Postgresql – Optimize simple query using ORDER BY date and text

indexperformancepostgresqlquery-performance

I have a query to a table in Postgres with an order based on a date field and a number field, this table has 1000000 records

The data types of the table are:

fcv_id = serial
fcv_fecha_comprobante = timestamp without time zone
fcv_numero_comprobante = varchar(60)

The query is:

SELECT fcv_id, fcv_fecha_comprobante FROM factura_venta
ORDER BY fcv_fecha_comprobante, fcv_numero_comprobante

This query takes about 5 seconds, but if I take out the "order by" the query takes only 0.499 seconds

The problem I have is that I need to run this query in the shortest time possible,
so I search on google what can I do and create a composite index with the following query

CREATE INDEX factura_venta_orden ON factura_venta
USING btree (fcv_fecha_comprobante ASC NULLS LAST
           , fcv_numero_comprobante ASC NULLS LAST);
ALTER TABLE factura_venta CLUSTER ON factura_venta_orden;

But the query is taking the same time or even more.

I'm using Postgres 9.0.13, here is the EXPLAIN with 73436 rows

Sort  (cost=11714.03..11897.62 rows=73436 width=27) (actual time=1260.759..1579.853 rows=73436 loops=1)
  Sort Key: fcv_fecha_comprobante, fcv_numero_comprobante
  Sort Method:  external merge  Disk: 2928kB
  ->  Seq Scan on factura_venta  (cost=0.00..4018.36 rows=73436 width=27) (actual time=0.363..162.558 rows=73436 loops=1)
Total runtime: 1694.882 ms

Postgres is running on a Phenon II 1055T (3 cores) With 8 GB Ram and 500 GB disk.

How I can optimize this query?

Best Answer

According to your comment on a deleted post, you load all rows into a java module to conduct a search there. But searching is better done in the database itself - that's what a database is good at. Only return the rows you actually need.

If you really need all rows, there are many little things to make this faster. 1M rows will never be very fast, though.

Postgres 9.2 or later

You can make the index covering by appending fcv_id:

CREATE INDEX factura_venta_orden
ON factura_venta (fcv_fecha_comprobante, fcv_numero_comprobante, fcv_id);

This way, provided the table isn't updated too much, Postgres can retrieve results with an index-only scan.

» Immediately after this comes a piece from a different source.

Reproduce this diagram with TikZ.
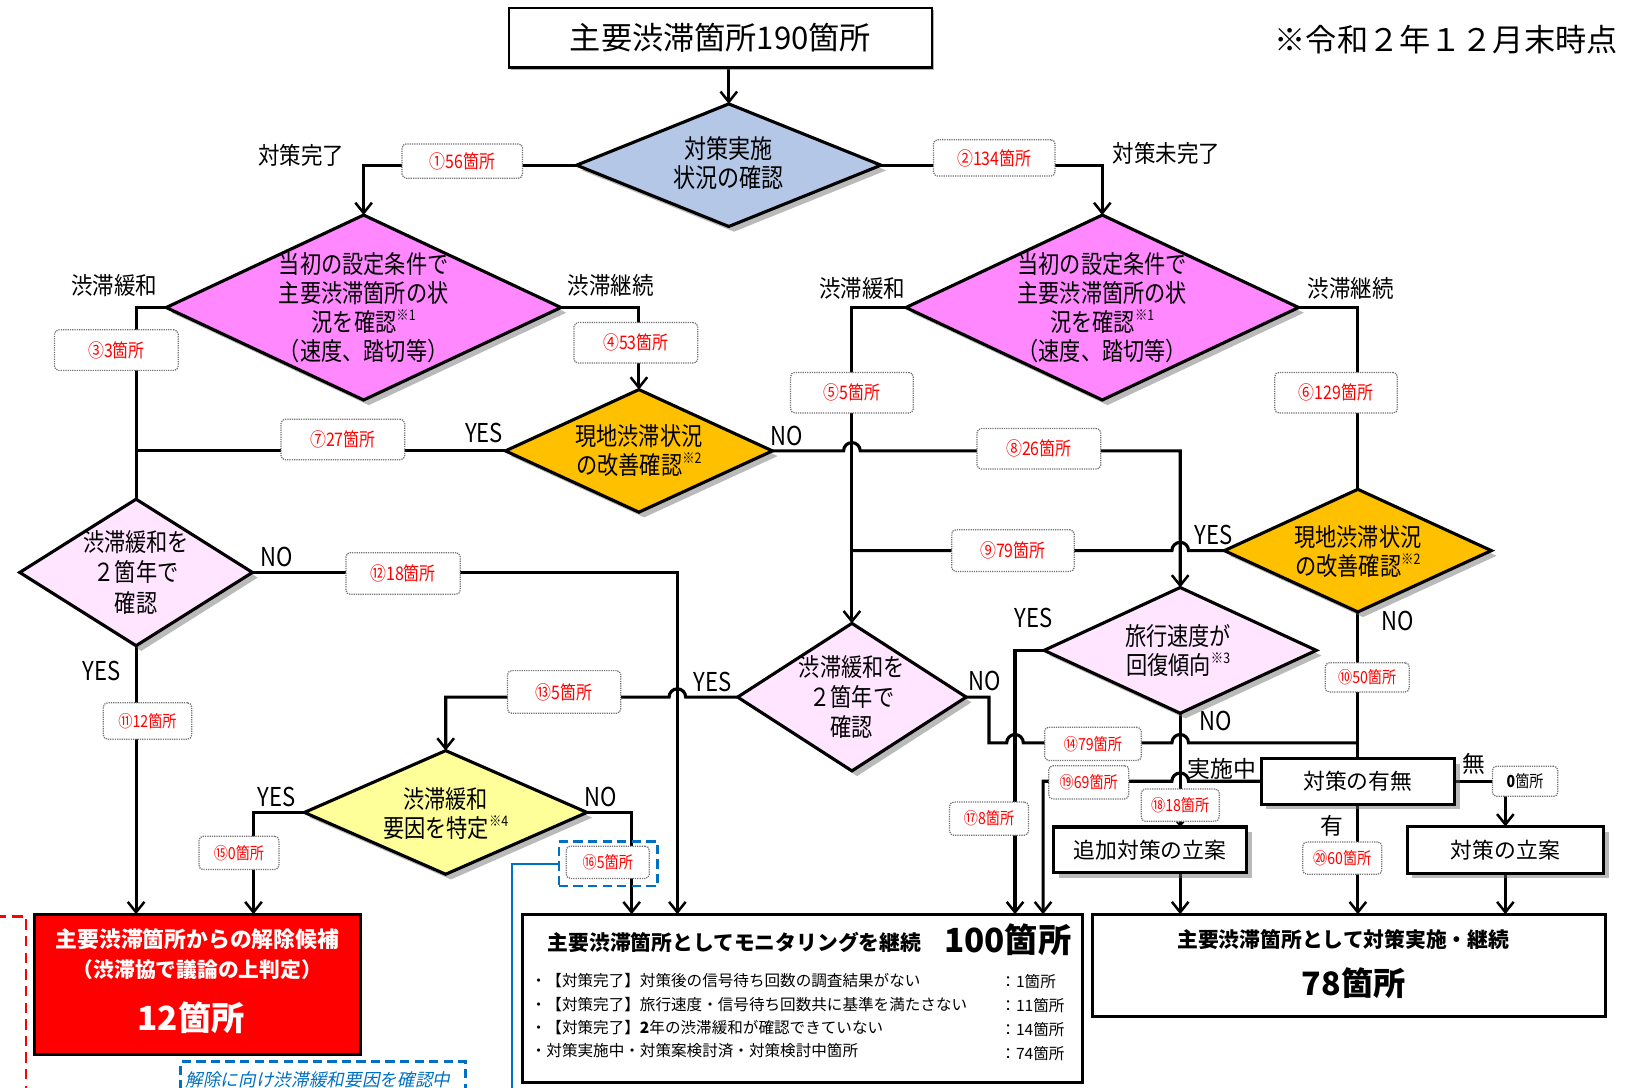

The additional column comes last since it does not contribute to the sort order. Explanation:

In Postgres 11 or later you could make that:

CREATE INDEX factura_venta_orden
ON factura_venta (fcv_fecha_comprobante, fcv_numero_comprobante) INCLUDE (fcv_id);

CLUSTER / pg_repack

I see you already found CLUSTER. You are aware that this is a one-time operation, that should help your cause, but needs to be re-run after enough updates?

There is also the community tool pg_repack as replacement for VACUUM FULL / CLUSTER.

work_mem

This line in your EXPLAIN output:

Sort Method:  external merge  Disk: 2928kB

tells us, that sorting is not done in RAM, which is expensive. You could probably improve performance by tuning the according setting for work_mem

work_mem (integer)

Specifies the amount of memory to be used by internal sort operations and hash tables before writing to temporary disk files. ...

Setting this too high may have adverse effects. Read the manual carefully. Consider increasing the setting only for the transaction with the big query:

BEGIN;
SET LOCAL work_mem  = '50MB';
SELECT ...;
COMMIT;

50 MB are an estimate based on your EXPLAIN ANALYZE output for 73k rows. Test with 1M rows to get the actual amount you need.